For this exercise, copy out each line of the material below that includes "code".

-------- EXERCISE MATERIAL

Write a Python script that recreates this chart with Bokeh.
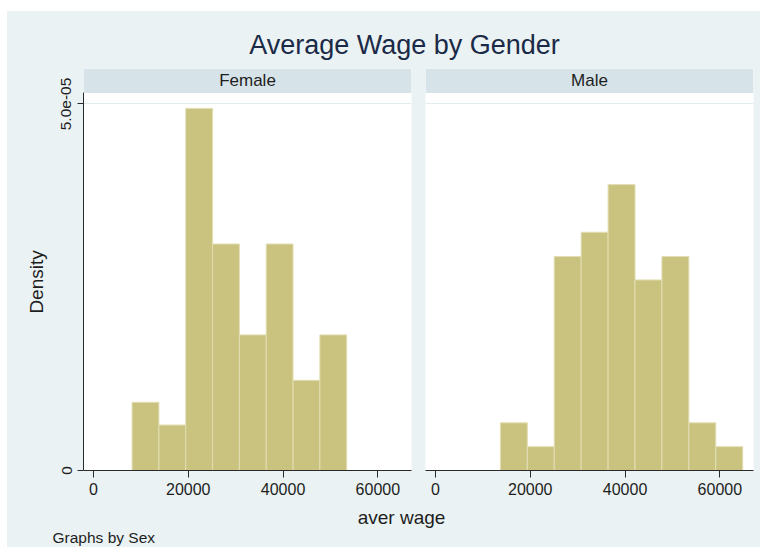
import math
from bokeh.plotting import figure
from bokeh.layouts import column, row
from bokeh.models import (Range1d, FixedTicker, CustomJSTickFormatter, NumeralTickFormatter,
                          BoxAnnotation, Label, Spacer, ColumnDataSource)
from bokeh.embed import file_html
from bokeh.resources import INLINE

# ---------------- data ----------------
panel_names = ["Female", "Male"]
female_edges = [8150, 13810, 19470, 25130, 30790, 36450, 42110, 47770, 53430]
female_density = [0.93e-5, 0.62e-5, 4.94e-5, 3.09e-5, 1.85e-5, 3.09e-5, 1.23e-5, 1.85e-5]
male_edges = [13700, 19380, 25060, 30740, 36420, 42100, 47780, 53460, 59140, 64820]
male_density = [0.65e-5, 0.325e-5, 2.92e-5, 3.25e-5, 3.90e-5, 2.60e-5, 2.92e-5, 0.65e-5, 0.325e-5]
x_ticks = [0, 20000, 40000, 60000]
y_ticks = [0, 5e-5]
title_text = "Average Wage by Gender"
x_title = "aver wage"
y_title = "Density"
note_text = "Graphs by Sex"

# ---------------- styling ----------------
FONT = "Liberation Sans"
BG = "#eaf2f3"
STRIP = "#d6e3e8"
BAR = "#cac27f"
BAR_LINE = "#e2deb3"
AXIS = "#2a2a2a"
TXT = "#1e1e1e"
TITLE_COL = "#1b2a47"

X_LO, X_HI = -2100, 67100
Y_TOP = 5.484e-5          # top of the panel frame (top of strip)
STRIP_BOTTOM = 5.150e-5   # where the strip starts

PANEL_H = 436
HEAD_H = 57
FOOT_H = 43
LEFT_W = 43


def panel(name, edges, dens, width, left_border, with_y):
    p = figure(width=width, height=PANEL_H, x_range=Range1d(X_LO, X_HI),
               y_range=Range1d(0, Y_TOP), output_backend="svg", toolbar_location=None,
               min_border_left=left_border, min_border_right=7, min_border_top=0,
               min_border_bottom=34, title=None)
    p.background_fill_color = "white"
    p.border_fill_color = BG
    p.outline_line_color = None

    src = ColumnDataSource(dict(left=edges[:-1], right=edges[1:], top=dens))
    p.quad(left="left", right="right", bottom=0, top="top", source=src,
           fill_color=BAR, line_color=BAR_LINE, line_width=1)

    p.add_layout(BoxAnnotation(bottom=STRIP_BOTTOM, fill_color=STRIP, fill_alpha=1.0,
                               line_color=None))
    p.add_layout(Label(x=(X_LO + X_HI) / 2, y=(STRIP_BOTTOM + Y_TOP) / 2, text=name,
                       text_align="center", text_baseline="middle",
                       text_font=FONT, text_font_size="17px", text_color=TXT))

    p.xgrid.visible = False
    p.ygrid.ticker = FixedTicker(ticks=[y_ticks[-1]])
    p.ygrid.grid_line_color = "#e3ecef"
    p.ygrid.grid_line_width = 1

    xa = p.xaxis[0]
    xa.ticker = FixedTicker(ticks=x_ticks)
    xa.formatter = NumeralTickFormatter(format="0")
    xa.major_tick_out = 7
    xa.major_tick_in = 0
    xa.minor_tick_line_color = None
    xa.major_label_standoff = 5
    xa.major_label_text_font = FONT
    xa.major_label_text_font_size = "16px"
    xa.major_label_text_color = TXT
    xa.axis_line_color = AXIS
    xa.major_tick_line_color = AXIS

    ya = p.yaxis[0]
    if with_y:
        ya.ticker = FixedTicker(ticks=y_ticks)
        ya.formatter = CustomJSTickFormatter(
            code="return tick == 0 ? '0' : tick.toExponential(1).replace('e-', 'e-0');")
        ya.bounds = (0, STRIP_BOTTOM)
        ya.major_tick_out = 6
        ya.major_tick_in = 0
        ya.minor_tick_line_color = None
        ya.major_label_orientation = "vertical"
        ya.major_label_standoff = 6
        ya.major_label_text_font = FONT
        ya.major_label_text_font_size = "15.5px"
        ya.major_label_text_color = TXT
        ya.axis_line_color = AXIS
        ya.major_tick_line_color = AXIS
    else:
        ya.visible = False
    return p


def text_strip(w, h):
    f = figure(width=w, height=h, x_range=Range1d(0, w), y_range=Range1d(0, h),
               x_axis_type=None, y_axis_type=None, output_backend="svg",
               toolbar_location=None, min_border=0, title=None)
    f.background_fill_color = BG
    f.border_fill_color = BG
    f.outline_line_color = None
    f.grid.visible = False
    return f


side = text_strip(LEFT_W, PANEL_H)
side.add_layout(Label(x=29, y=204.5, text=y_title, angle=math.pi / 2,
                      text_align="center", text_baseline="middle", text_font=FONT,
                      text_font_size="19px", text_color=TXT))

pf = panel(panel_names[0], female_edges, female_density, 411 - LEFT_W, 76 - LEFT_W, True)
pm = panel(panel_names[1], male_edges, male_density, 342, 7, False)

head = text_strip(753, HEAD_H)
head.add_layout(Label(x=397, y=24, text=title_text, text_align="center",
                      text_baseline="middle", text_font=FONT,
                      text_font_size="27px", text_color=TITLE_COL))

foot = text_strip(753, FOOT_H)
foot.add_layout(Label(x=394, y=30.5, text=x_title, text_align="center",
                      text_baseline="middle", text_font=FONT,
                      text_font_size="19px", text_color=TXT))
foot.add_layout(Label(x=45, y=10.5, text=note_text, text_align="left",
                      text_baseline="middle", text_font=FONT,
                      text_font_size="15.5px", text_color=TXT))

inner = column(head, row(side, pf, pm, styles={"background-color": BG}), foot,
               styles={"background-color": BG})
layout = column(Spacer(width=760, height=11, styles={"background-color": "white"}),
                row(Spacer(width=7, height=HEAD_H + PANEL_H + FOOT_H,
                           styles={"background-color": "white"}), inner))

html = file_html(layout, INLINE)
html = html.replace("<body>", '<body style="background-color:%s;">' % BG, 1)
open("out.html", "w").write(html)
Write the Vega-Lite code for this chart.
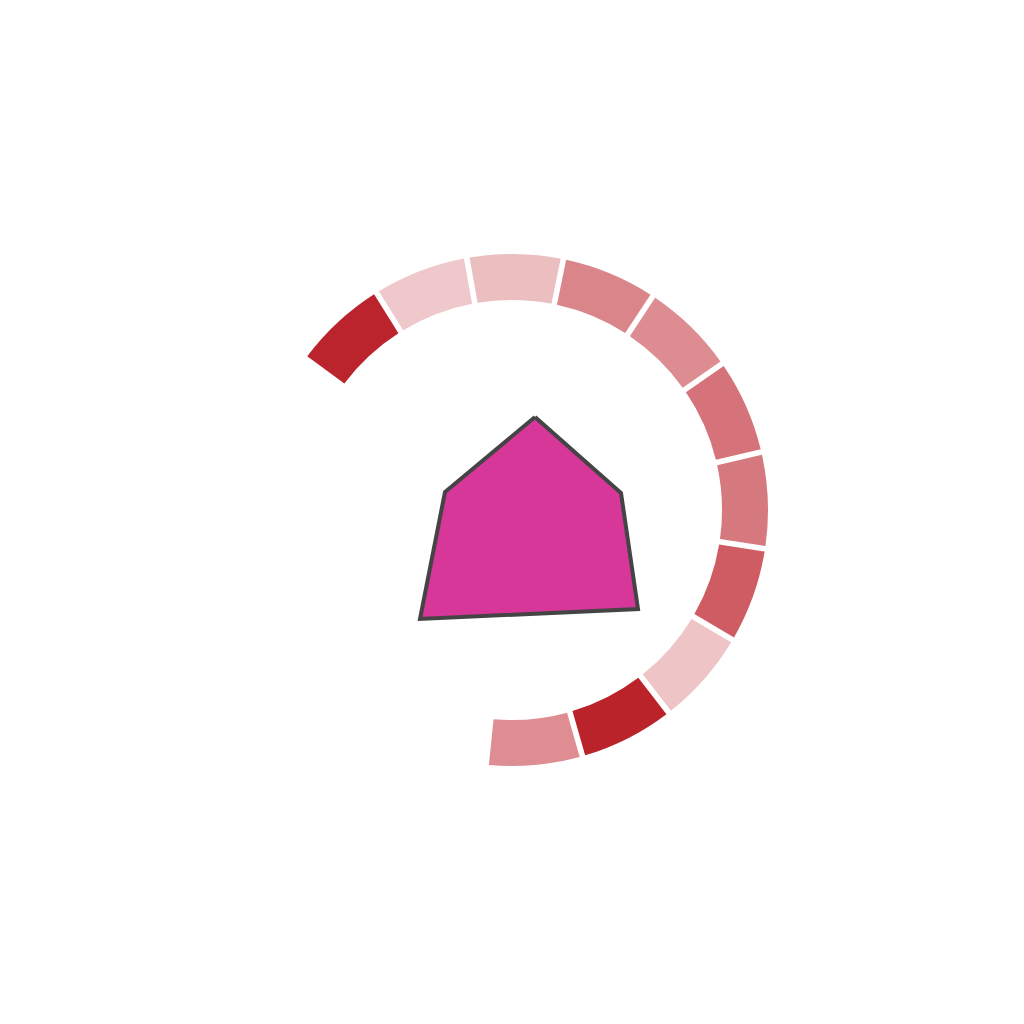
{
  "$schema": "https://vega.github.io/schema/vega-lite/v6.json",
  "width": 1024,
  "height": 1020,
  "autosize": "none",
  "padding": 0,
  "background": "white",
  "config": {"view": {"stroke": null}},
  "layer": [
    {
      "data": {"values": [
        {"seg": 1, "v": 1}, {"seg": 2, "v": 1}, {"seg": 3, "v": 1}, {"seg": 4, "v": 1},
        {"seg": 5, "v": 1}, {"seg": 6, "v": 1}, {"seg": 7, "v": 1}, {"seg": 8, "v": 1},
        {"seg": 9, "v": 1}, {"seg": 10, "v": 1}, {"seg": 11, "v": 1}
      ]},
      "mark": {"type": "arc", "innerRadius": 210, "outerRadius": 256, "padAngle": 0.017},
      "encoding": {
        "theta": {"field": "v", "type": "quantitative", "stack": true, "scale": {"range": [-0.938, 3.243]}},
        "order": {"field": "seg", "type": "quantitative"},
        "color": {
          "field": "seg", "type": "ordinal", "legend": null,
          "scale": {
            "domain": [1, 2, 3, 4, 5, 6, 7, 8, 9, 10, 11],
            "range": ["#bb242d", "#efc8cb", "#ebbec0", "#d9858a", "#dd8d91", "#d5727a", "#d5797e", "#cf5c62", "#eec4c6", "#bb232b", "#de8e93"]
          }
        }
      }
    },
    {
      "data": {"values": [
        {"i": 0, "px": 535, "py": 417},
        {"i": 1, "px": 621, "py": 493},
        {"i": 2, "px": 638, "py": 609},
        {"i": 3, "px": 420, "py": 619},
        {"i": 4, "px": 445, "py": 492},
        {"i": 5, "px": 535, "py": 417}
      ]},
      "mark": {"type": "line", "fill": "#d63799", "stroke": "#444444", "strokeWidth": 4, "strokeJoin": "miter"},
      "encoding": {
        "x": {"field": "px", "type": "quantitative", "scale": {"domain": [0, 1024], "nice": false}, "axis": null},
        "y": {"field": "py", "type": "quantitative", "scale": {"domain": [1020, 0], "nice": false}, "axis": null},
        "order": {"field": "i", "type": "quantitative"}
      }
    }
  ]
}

----------------

**RESULT OF THIS TASK**
            code="return tick == 0 ? '0' : tick.toExponential(1).replace('e-', 'e-0');")
Write the Vega-Lite code for this chart.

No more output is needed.